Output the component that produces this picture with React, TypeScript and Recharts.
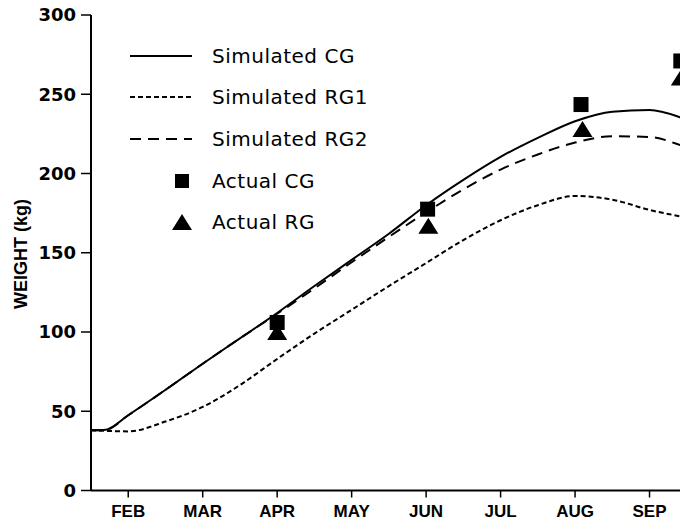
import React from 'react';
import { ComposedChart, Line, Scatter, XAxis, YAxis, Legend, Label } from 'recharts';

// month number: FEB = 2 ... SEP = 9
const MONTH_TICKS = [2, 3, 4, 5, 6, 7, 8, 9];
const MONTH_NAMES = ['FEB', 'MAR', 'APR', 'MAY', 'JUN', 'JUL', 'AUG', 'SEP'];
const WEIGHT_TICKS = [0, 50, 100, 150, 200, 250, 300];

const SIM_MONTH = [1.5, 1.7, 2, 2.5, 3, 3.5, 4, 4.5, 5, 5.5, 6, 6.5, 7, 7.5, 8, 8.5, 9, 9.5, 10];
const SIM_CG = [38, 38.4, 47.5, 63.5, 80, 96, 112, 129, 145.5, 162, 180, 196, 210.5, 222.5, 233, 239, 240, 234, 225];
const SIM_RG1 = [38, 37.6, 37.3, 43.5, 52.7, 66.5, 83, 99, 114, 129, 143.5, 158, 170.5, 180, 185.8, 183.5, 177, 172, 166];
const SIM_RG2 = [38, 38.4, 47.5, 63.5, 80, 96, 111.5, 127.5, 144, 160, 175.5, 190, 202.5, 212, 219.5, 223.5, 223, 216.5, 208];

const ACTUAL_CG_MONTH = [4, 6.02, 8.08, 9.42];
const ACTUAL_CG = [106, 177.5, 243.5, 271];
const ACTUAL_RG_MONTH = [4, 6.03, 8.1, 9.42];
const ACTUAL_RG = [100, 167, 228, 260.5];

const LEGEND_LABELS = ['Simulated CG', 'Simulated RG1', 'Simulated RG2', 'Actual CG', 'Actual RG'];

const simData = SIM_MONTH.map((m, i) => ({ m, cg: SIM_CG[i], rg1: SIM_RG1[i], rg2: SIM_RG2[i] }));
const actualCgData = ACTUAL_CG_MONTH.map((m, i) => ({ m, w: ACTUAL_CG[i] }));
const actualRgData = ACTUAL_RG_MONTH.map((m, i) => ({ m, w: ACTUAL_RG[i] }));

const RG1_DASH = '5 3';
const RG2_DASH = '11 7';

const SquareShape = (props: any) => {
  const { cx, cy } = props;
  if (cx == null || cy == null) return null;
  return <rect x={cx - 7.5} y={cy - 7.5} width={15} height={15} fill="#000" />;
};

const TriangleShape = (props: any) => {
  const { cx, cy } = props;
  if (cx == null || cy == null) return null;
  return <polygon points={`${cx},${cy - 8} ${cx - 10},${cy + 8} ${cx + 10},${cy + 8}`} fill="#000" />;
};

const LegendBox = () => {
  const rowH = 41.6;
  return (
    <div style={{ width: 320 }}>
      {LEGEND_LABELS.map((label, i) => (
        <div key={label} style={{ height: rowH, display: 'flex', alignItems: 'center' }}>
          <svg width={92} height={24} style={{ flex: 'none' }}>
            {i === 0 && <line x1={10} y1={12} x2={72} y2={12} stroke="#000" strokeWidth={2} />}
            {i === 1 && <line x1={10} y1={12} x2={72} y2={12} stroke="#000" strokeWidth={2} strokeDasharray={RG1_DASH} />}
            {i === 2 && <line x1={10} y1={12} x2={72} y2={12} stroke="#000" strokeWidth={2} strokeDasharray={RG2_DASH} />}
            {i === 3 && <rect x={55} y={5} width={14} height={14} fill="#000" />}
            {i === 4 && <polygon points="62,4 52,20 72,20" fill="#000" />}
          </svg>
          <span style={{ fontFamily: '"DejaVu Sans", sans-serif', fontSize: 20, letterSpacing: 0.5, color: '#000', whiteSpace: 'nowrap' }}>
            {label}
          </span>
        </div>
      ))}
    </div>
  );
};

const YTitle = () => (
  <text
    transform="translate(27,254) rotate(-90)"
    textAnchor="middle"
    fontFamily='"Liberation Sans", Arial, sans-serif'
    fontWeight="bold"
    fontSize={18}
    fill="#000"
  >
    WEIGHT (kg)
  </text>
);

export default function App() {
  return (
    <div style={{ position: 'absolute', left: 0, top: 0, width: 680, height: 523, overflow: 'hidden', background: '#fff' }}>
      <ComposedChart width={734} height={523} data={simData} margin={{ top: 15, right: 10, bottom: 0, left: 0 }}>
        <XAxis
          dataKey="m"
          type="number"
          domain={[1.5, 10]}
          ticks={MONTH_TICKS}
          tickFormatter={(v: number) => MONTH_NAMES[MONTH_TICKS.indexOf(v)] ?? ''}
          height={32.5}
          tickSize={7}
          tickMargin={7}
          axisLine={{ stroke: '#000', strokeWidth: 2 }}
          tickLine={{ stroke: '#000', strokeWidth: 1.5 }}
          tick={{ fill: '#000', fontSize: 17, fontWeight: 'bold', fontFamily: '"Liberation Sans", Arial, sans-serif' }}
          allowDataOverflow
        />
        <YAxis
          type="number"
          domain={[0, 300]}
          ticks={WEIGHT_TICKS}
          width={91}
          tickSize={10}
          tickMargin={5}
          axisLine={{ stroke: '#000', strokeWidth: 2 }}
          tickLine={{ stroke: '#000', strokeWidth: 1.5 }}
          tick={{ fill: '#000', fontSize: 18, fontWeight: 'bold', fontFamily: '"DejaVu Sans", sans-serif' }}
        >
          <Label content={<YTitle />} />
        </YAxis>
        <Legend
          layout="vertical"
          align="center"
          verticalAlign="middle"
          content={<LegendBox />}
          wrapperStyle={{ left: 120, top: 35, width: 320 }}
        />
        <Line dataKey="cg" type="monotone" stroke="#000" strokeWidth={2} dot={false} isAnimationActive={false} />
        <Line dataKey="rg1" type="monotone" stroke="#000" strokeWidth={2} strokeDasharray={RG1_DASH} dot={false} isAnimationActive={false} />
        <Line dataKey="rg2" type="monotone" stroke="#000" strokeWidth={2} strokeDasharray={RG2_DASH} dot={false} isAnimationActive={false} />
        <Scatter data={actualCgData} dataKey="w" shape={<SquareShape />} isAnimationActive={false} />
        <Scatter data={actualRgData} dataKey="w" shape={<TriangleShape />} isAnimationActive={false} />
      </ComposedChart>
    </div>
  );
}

> [GIVEN TASK]: Except for the pictures, give all the material above again verbatim.

> [WRITTEN SOLUTION]:
Output the component that produces this picture with React, TypeScript and Recharts.
import React from 'react';
import { ComposedChart, Line, Scatter, XAxis, YAxis, Legend, Label } from 'recharts';

// month number: FEB = 2 ... SEP = 9
const MONTH_TICKS = [2, 3, 4, 5, 6, 7, 8, 9];
const MONTH_NAMES = ['FEB', 'MAR', 'APR', 'MAY', 'JUN', 'JUL', 'AUG', 'SEP'];
const WEIGHT_TICKS = [0, 50, 100, 150, 200, 250, 300];

const SIM_MONTH = [1.5, 1.7, 2, 2.5, 3, 3.5, 4, 4.5, 5, 5.5, 6, 6.5, 7, 7.5, 8, 8.5, 9, 9.5, 10];
const SIM_CG = [38, 38.4, 47.5, 63.5, 80, 96, 112, 129, 145.5, 162, 180, 196, 210.5, 222.5, 233, 239, 240, 234, 225];
const SIM_RG1 = [38, 37.6, 37.3, 43.5, 52.7, 66.5, 83, 99, 114, 129, 143.5, 158, 170.5, 180, 185.8, 183.5, 177, 172, 166];
const SIM_RG2 = [38, 38.4, 47.5, 63.5, 80, 96, 111.5, 127.5, 144, 160, 175.5, 190, 202.5, 212, 219.5, 223.5, 223, 216.5, 208];

const ACTUAL_CG_MONTH = [4, 6.02, 8.08, 9.42];
const ACTUAL_CG = [106, 177.5, 243.5, 271];
const ACTUAL_RG_MONTH = [4, 6.03, 8.1, 9.42];
const ACTUAL_RG = [100, 167, 228, 260.5];

const LEGEND_LABELS = ['Simulated CG', 'Simulated RG1', 'Simulated RG2', 'Actual CG', 'Actual RG'];

const simData = SIM_MONTH.map((m, i) => ({ m, cg: SIM_CG[i], rg1: SIM_RG1[i], rg2: SIM_RG2[i] }));
const actualCgData = ACTUAL_CG_MONTH.map((m, i) => ({ m, w: ACTUAL_CG[i] }));
const actualRgData = ACTUAL_RG_MONTH.map((m, i) => ({ m, w: ACTUAL_RG[i] }));

const RG1_DASH = '5 3';
const RG2_DASH = '11 7';

const SquareShape = (props: any) => {
  const { cx, cy } = props;
  if (cx == null || cy == null) return null;
  return <rect x={cx - 7.5} y={cy - 7.5} width={15} height={15} fill="#000" />;
};

const TriangleShape = (props: any) => {
  const { cx, cy } = props;
  if (cx == null || cy == null) return null;
  return <polygon points={`${cx},${cy - 8} ${cx - 10},${cy + 8} ${cx + 10},${cy + 8}`} fill="#000" />;
};

const LegendBox = () => {
  const rowH = 41.6;
  return (
    <div style={{ width: 320 }}>
      {LEGEND_LABELS.map((label, i) => (
        <div key={label} style={{ height: rowH, display: 'flex', alignItems: 'center' }}>
          <svg width={92} height={24} style={{ flex: 'none' }}>
            {i === 0 && <line x1={10} y1={12} x2={72} y2={12} stroke="#000" strokeWidth={2} />}
            {i === 1 && <line x1={10} y1={12} x2={72} y2={12} stroke="#000" strokeWidth={2} strokeDasharray={RG1_DASH} />}
            {i === 2 && <line x1={10} y1={12} x2={72} y2={12} stroke="#000" strokeWidth={2} strokeDasharray={RG2_DASH} />}
            {i === 3 && <rect x={55} y={5} width={14} height={14} fill="#000" />}
            {i === 4 && <polygon points="62,4 52,20 72,20" fill="#000" />}
          </svg>
          <span style={{ fontFamily: '"DejaVu Sans", sans-serif', fontSize: 20, letterSpacing: 0.5, color: '#000', whiteSpace: 'nowrap' }}>
            {label}
          </span>
        </div>
      ))}
    </div>
  );
};

const YTitle = () => (
  <text
    transform="translate(27,254) rotate(-90)"
    textAnchor="middle"
    fontFamily='"Liberation Sans", Arial, sans-serif'
    fontWeight="bold"
    fontSize={18}
    fill="#000"
  >
    WEIGHT (kg)
  </text>
);

export default function App() {
  return (
    <div style={{ position: 'absolute', left: 0, top: 0, width: 680, height: 523, overflow: 'hidden', background: '#fff' }}>
      <ComposedChart width={734} height={523} data={simData} margin={{ top: 15, right: 10, bottom: 0, left: 0 }}>
        <XAxis
          dataKey="m"
          type="number"
          domain={[1.5, 10]}
          ticks={MONTH_TICKS}
          tickFormatter={(v: number) => MONTH_NAMES[MONTH_TICKS.indexOf(v)] ?? ''}
          height={32.5}
          tickSize={7}
          tickMargin={7}
          axisLine={{ stroke: '#000', strokeWidth: 2 }}
          tickLine={{ stroke: '#000', strokeWidth: 1.5 }}
          tick={{ fill: '#000', fontSize: 17, fontWeight: 'bold', fontFamily: '"Liberation Sans", Arial, sans-serif' }}
          allowDataOverflow
        />
        <YAxis
          type="number"
          domain={[0, 300]}
          ticks={WEIGHT_TICKS}
          width={91}
          tickSize={10}
          tickMargin={5}
          axisLine={{ stroke: '#000', strokeWidth: 2 }}
          tickLine={{ stroke: '#000', strokeWidth: 1.5 }}
          tick={{ fill: '#000', fontSize: 18, fontWeight: 'bold', fontFamily: '"DejaVu Sans", sans-serif' }}
        >
          <Label content={<YTitle />} />
        </YAxis>
        <Legend
          layout="vertical"
          align="center"
          verticalAlign="middle"
          content={<LegendBox />}
          wrapperStyle={{ left: 120, top: 35, width: 320 }}
        />
        <Line dataKey="cg" type="monotone" stroke="#000" strokeWidth={2} dot={false} isAnimationActive={false} />
        <Line dataKey="rg1" type="monotone" stroke="#000" strokeWidth={2} strokeDasharray={RG1_DASH} dot={false} isAnimationActive={false} />
        <Line dataKey="rg2" type="monotone" stroke="#000" strokeWidth={2} strokeDasharray={RG2_DASH} dot={false} isAnimationActive={false} />
        <Scatter data={actualCgData} dataKey="w" shape={<SquareShape />} isAnimationActive={false} />
        <Scatter data={actualRgData} dataKey="w" shape={<TriangleShape />} isAnimationActive={false} />
      </ComposedChart>
    </div>
  );
}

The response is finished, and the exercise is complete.